The Rise of the Mega Edge (FLaNK)
At one point edge devices were cheap, low energy and low powered. They may have some old WiFi and a single core CPU running pretty slow. Now power, memory, GPUs, custom processors and substantial power has come to the edge.
Sitting on my desk is the NVidia Xaver NX which is the massively powerful machine that can easily be used for edge computing while sporting 8GB of fast RAM, a 384 NVIDIA CUDA® cores and 48 Tensor cores GPU, a 6 core 64-bit ARM CPU and is fast. This edge device would make a great workstation and is now something that can be affordably deployed in trucks, plants, sensors and other Edge and IoT applications.
Next that titan device is the inexpensive hobby device, the Raspberry Pi 4 that now sports 8 GB of LPDDR4 RAM, 4 core 64-bit ARM CPU and is speedy! It can also be augmented with a Google Coral TPU or Intel Movidius 2 Neural Compute Stick.
These boxes come with fast networking, bluetooth and the modern hardware running in small edge devices that can now deployed en masse. Enabling edge computing, fast data capture, smart processing and integration with servers and cloud services. By adding Apache NiFi's subproject MiNiFi C++ and Java agents we can easily integrate these powerful devices into a Streaming Data Pipeline. We can now build very powerful flows from edge to cloud with Apache NiFi, Apache Flink, Apache Kafka (FLaNK) and Apache NiFi - MiNiFi. I can run AI, Deep Learning, Machine Learning including Apache MXNet, DJL, H2O, TensorFlow, Apache OpenNLP and more at any and all parts of my data pipeline. I can push models to my edge device that now has a powerful GPU/TPU and adequate CPU, networking and RAM to do more than simple classification. The NVIDIA Jetson Xavier NX will run multiple real-time inference streams at 60 fps on multiple cameras.

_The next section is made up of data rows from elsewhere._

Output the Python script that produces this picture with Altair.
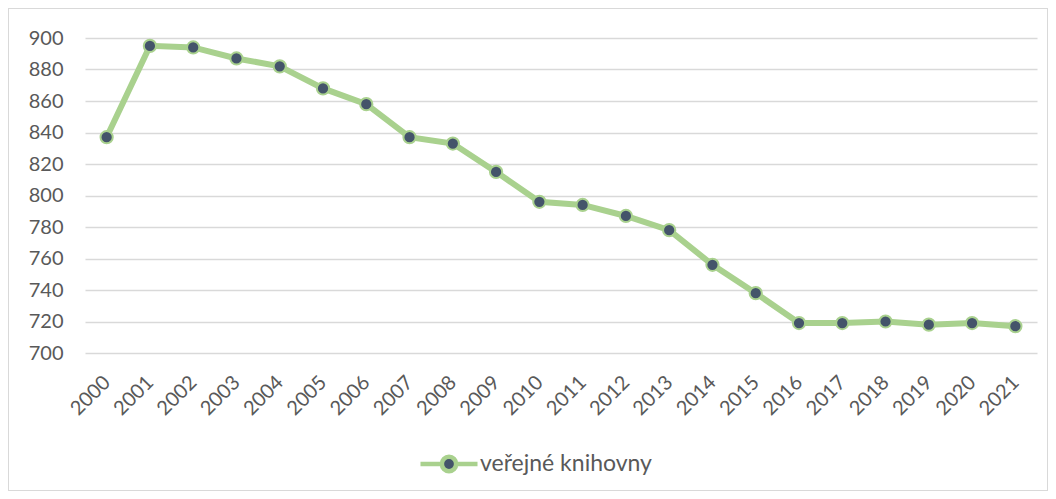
import altair as alt
import pandas as pd

years = [str(y) for y in range(2000, 2022)]
values = [837, 895, 894, 887, 882, 868, 858, 837, 833, 815, 796, 794, 787, 778, 756, 738, 719, 719, 720, 718, 719, 717]
series = "veřejné knihovny"

df = pd.DataFrame({"rok": years, "pocet": values, "serie": series})

W, H = 952, 315
GREEN = "#A9D18E"
DARK = "#44546A"
TXT = "#595959"
FONT = "Lato"

legend_path = ("M -1 0 L -0.25 0 M 0.25 0 L 1 0 "
               "M -0.25 0 A 0.25 0.25 0 1 0 0.25 0 A 0.25 0.25 0 1 0 -0.25 0 Z")

base = alt.Chart(df).encode(
    x=alt.X("rok:N", sort=None, title=None,
            scale=alt.Scale(paddingInner=0, paddingOuter=0),
            axis=alt.Axis(labelAngle=-45, labelAlign="right", labelBaseline="middle",
                          labelPadding=26, ticks=False, domain=False, grid=False,
                          labelFontSize=20, labelColor=TXT, labelFont=FONT)),
    y=alt.Y("pocet:Q", title=None,
            scale=alt.Scale(domain=[700, 900], nice=False, zero=False),
            axis=alt.Axis(values=list(range(700, 901, 20)), ticks=False, domain=False,
                          grid=True, gridColor="#D9D9D9", gridWidth=1.5,
                          labelFontSize=20, labelColor=TXT, labelFont=FONT,
                          labelPadding=22)),
)

line = base.mark_line(strokeWidth=6, strokeCap="round").encode(
    color=alt.Color("serie:N", scale=alt.Scale(range=[GREEN]), title=None,
                    legend=alt.Legend(orient="none", legendX=333, legendY=395,
                                      symbolType=legend_path, symbolSize=3250,
                                      symbolStrokeWidth=4.5, symbolFillColor=DARK,
                                      symbolStrokeColor=GREEN, labelFontSize=23,
                                      labelColor=TXT, labelFont=FONT,
                                      labelOffset=0, labelLimit=400))
)
points = base.mark_point(filled=True, size=150, fill=DARK, stroke=GREEN,
                         strokeWidth=2, opacity=1)

frame = alt.Chart(df).mark_rect(fill=None, stroke="#D9D9D9", strokeWidth=1).encode(
    x=alt.value(-76.5), x2=alt.value(962.5), y=alt.value(-29.5), y2=alt.value(452.5)
)

chart = alt.layer(frame, line, points).properties(
    width=W, height=H,
    background="white",
    autosize=alt.AutoSizeParams(type="none"),
    padding={"left": 77, "top": 30, "right": 11, "bottom": 138},
).configure_view(stroke=None)

chart.save("out.html", embed_options={"renderer": "svg", "actions": False})
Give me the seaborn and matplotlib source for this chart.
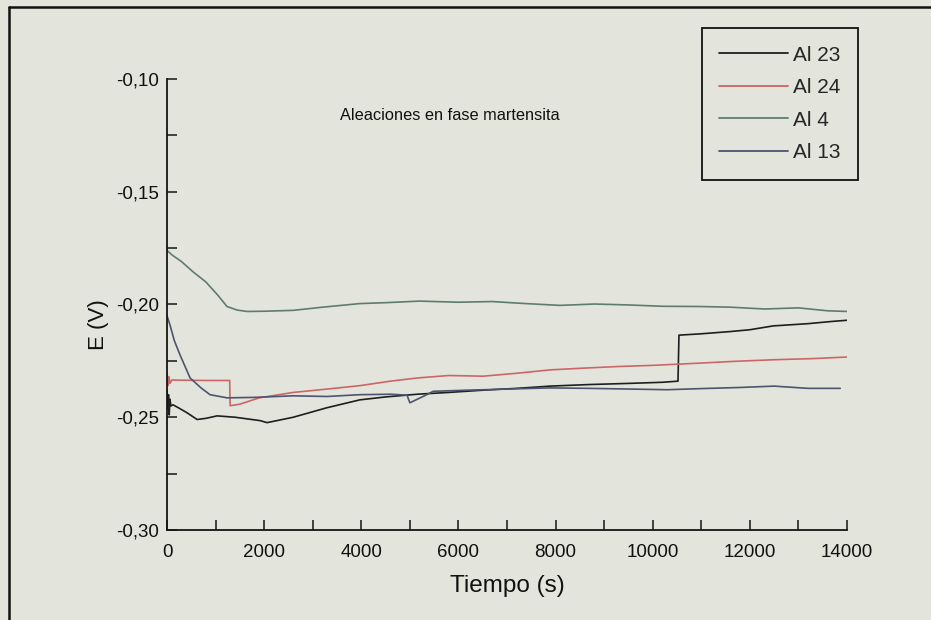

I can run live SQL against these events at every segment of the data pipeline and combine with machine learning, alert checks and flow programming. It's now easy to build and deploy applications from edge to cloud.
I'll be posting some examples in my next article showing some simple examples.
By next year, 12 or 16 GB of RAM may be a common edge device RAM, perhaps 2 CPUs with 8 cores, multiple GPUs and large fast SSD storage. My edge swarm may be running much of my computing power as my flows running elastically on public and private cloud scale up and down based on demand in real-time.